Washington High Court Backs Disclosure of School Employees Being Investigated
Two public school employees have no right of privacy against the disclosure of the fact that they are under investigation by their school district, Washington state's highest court has ruled.
The Washington Supreme Court ruled 5-4 that the investigation of the employees by the Spokane district "is merely a status of their public employment, not an intimate detail of their personal lives."
The court held that the employees are not covered by any exemptions in the state's Public Records Act, and certain documents about their status must be disclosed.
The case involves two longtime Spokane district employees who have been under investigation since late 2011 or early 2012. The two employees sued the Spokane district to bar the disclosure of records including an administrative-leave letter and spreadsheets documenting the pay the employees are receiving while being investigated. The information was requested by two media outlets, though they aren't parties to the case.
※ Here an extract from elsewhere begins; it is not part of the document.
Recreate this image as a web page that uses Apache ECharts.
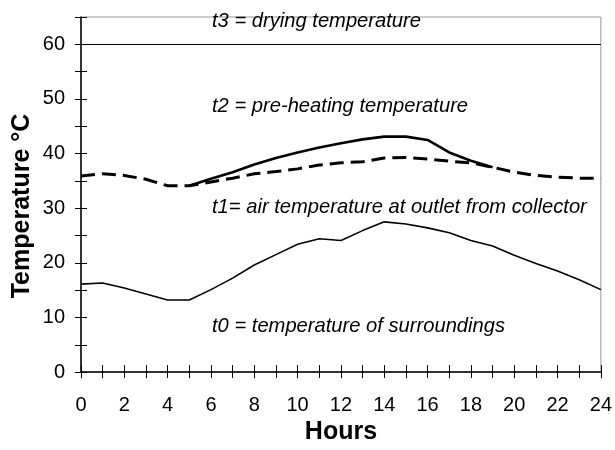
<!DOCTYPE html>
<html>
<head>
<meta charset="utf-8">
<script src="https://cdn.jsdelivr.net/npm/echarts@6/dist/echarts.min.js"></script>
<style>
  html, body { margin: 0; padding: 0; background: #fff; }
  #chart { width: 615px; height: 450px; }
</style>
</head>
<body>
<div id="chart"></div>
<script>
const hours = [0, 1, 2, 3, 4, 5, 6, 7, 8, 9, 10, 11, 12, 13, 14, 15, 16, 17, 18, 19, 20, 21, 22, 23, 24]
// t0 = temperature of surroundings
const t0 = [16.1, 16.3, 15.4, 14.3, 13.2, 13.2, 15.1, 17.2, 19.6, 21.5, 23.4, 24.4, 24.1, 25.9, 27.5, 27.1, 26.4, 25.5, 24.1, 23.1, 21.4, 19.9, 18.5, 16.9, 15.1]
// dashed curve
const t1 = [35.9, 36.3, 36.0, 35.3, 34.1, 34.1, 34.8, 35.5, 36.3, 36.7, 37.2, 37.9, 38.3, 38.5, 39.2, 39.3, 39.0, 38.6, 38.3, 37.5, 36.6, 36.0, 35.7, 35.5, 35.5]
// thick solid curve (5 h .. 19 h)
const t2 = [null, null, null, null, null, 34.1, 35.4, 36.6, 38.0, 39.2, 40.2, 41.1, 41.9, 42.6, 43.1, 43.1, 42.5, 40.2, 38.7, 37.5, null, null, null, null, null]
const t3 = 60
const notes = [
  't3 = drying temperature',
  't2 = pre-heating temperature',
  't1= air temperature at outlet from collector',
  't0 = temperature of surroundings',
]

const pairs = (ys) => hours.map((h, i) => [h, ys[i]])
const font = 'Liberation Sans, Arial, sans-serif'

const xBase = { type: 'value', min: 0, max: 24, interval: 1, gridIndex: 0 }
const yBase = { type: 'value', min: 0, max: 65, interval: 5, gridIndex: 0 }

const chart = echarts.init(document.getElementById('chart'))
chart.setOption({
  animation: false,
  grid: { left: 81, right: 9, top: 17, bottom: 71, show: true, borderColor: '#999', borderWidth: 1 },
  xAxis: [
    {
      ...xBase,
      name: 'Hours',
      nameLocation: 'middle',
      nameGap: 47,
      nameTextStyle: { fontFamily: font, fontWeight: 'bold', fontSize: 25, color: '#000' },
      axisLine: { lineStyle: { color: '#000', width: 1.5 } },
      axisTick: { length: 6, lineStyle: { color: '#000' } },
      axisLabel: {
        margin: 23, fontFamily: font, fontSize: 20, color: '#000',
        formatter: (v) => (v % 2 === 0 ? String(v) : ''),
      },
      splitLine: { show: false },
    },
    {
      ...xBase,
      position: 'bottom',
      axisLine: { show: false },
      axisTick: { inside: true, length: 7, lineStyle: { color: '#000' } },
      axisLabel: { show: false },
      splitLine: { show: false },
    },
  ],
  yAxis: [
    {
      ...yBase,
      axisLine: { lineStyle: { color: '#000', width: 1.5 } },
      axisTick: { length: 6, lineStyle: { color: '#000' } },
      axisLabel: {
        margin: 16, fontFamily: font, fontSize: 20, color: '#000',
        formatter: (v) => (v % 10 === 0 ? String(v) : ''),
      },
      splitLine: { show: false },
    },
    {
      ...yBase,
      position: 'left',
      axisLine: { show: false },
      axisTick: { inside: true, length: 6, lineStyle: { color: '#000' } },
      axisLabel: { show: false },
      splitLine: { show: false },
    },
  ],
  series: [
    {
      type: 'line',
      data: pairs(t0),
      showSymbol: false,
      lineStyle: { color: '#000', width: 1.6 },
      markLine: {
        silent: true,
        symbol: 'none',
        label: { show: false },
        lineStyle: { color: '#000', width: 1.2, type: 'solid' },
        data: [{ yAxis: t3 }],
      },
    },
    {
      type: 'line',
      data: pairs(t1),
      showSymbol: false,
      lineStyle: { color: '#000', width: 3, type: [14, 7] },
    },
    {
      type: 'line',
      data: pairs(t2),
      showSymbol: false,
      connectNulls: false,
      lineStyle: { color: '#000', width: 2.6 },
    },
  ],
})

// y axis title, centred a little below the plot middle as in the source
const noteTop = [11, 96, 197, 316]
chart.setOption({
  graphic: [
    {
      type: 'text',
      x: 22,
      y: 206,
      rotation: Math.PI / 2,
      style: {
        text: 'Temperature °C', fontFamily: font, fontWeight: 'bold', fontSize: 25,
        fill: '#000', align: 'center', verticalAlign: 'middle',
      },
    },
    ...notes.map((txt, i) => ({
      type: 'text',
      left: 212,
      top: noteTop[i],
      scaleX: 0.96,
      style: { text: txt, fontFamily: font, fontStyle: 'italic', fontSize: 21, fill: '#000' },
    })),
  ],
})
</script>
</body>
</html>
A state trial court ordered the records disclosed with the employees' names redacted.
In its April 2 ruling in Predisik v. Spokane School District No. 81, the state supreme court ruled that even the names should be disclosed.
The majority said a person has a right to privacy under the state Public Records Act only in matters concerning his or her private life.
"A public employer's investigation is an act of the government, not a closely held private matter that gives rise to a privacy right under the PRA," the majority said. The administrative-leave letter and the spreadsheets do not disclose the alleged facts underlying the investigation of the employees, it said.
If the court accepted the employees' arguments, the court said, "there would be no opportunity for the public to discover the District's ongoing three-year investigation, much less question the effectiveness of what some might consider an awfully long process. Government cannot be held accountable for actions it shields from the public's eye."
The dissenters said that because the allegations against the employees have not yet been substantiated, "they do not bear on the teachers' performance as public servants and do not inform the public of specific instances of misconduct during the course of employment. Therefore, the employees have a right to privacy in their identities."
The decision in favor of disclosure of public school employees' names is the second by a state's highest court in a matter of days. On March 25, the Ohio Supreme Court upheld a public-records request by a teachers' union president for the names of replacement teachers who served during a strike.